This history is in really marked contrast to MATLAB and its corresponding free version Octave, where computer scientists pretty much refuse to use Octave, despite MATLAB's massive price tag to pretty much everyone involved (even with 90% discounts).
(That said, if anyone lived through the change over from S-PLUS to R, I'd love to hear if this history is wrong!)
Do you have any insights as to why Octave does not have higher adoption?
Computer science professors probably view a couple hundred dollars per MATLAB network license as a tiny expense on a $1m+ grant (whereas statistics grants are apparently often smaller), and they may be charged for it in departmental overhead anyway (removing the incentive to cut costs).
The type of people who could contribute either core code or toolbox type code to Octave often have an extremely rare quantitative skill set that is worth hundreds of dollars an hour, so there is a huge incentive to get paid to do similar work instead. There probably isn't much community recognition (to balance things out) for implementing a library in Octave. (Though, in the R world there are certain recognizable superstars like Hadley Wickham.)
Graduate students (who might work for cheap on these problems) are probably more focused on publications and networking.
As long as all of this is the case, Octave will always kind of just be a worse MATLAB that happens to be open source, so a new user choosing between them will probably just choose MATLAB by default.
It is true that we have a lot of trouble attracting new contributors. Most of our users keep demanding features that seem to us unimportant but to them are all the world: a GUI ("whatever for?", we think. "Use a real text editor!"), a JIT compiler ("here's a nickle, get better vectorised code, kid"), perfect Matlab compatibility (a never-ending chase, not very fun, in which we must always be behind).
Of these, we're finally slowly listening to our users. Two of our current three GSoC students are working on a GUI and a JIT compiler respectively. I have wild hope that this will attract more users and developers. I'm also currently hosting an Octave conference in a few days towards this goal:
http://www.octave.org/wiki/index.php?title=OctConf_2012
By the way, Octave is GNU (so is R, supposedly), so we're not really open source; we're free. ;-)I don't know why Octave hasn't been able to replicate R's success. I don't know if R's not really being GNU despite in name has something to it (R developers routinely try to find new ways to get around the GPL and link R to non-free code, and I don't doubt that this linking to Oracle's database is another example of that).

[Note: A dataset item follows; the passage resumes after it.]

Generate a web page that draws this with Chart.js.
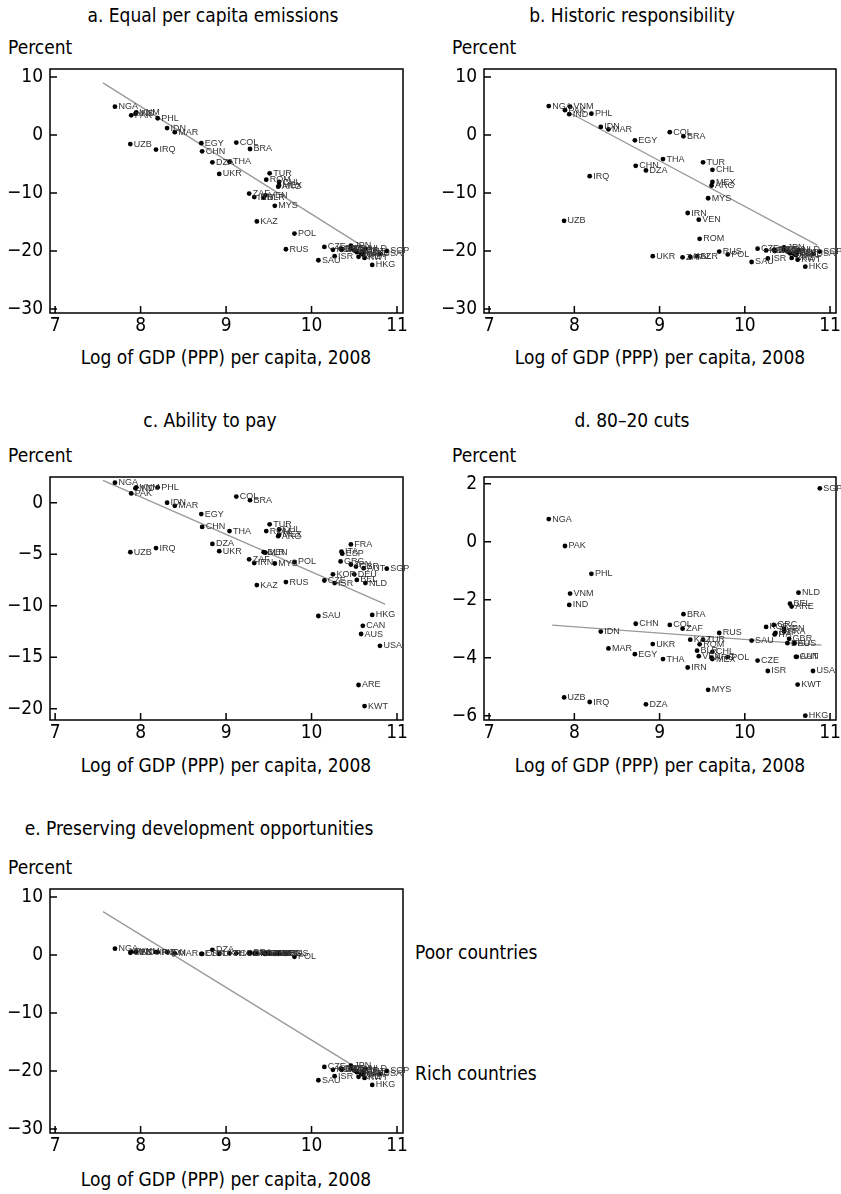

I don't know if it's just that a lot of people with big money care more about statistics and R than they care about Octave (banks and brokers for R, electrical and civil engineers for Otave). Maybe our code sucks more than R's.
Do you have any suggestion how to make Octave the standard instead of Matlab? The recent gratis classes that emerged from Stanford gave Octave a lot of publicity. Do you have any suggestion of what else we might do?
I do not think Octave ever tried to replicate its workflow (which is not general programmer centric at all) and domain-specific documentation but merely focused on the underlying language compatibility, which is really the least important part of Matlab.
On top of that, I seem to recall, Matlab was one of the first of the specialist programming toolsets to offer a very competitive "Student Edition". This was a godsend for schools and universities before the Internet took off.
In short, Octave was too little too late, and Numpy/Scipy, while catching up fast, has supporting tools spread all over the place as well as being geared more to general programmers who want access to convenient numerics rather than numerical modellers/engineers wanting a RAD tool.
Numpy/Scipy etc. may well overtake Matlab eventually, but that will be purely a function of its infrastructure, not the something as mundane as even the nice language (which admittedly was its initial driving force). At least in this respect, it has done a lot better than Octave in much less time.
MATLAB has a nice GUI and IDE. It also generates good graphs with minimal effort.
Octave has a command-line REPL.
This is why we are doing Octave.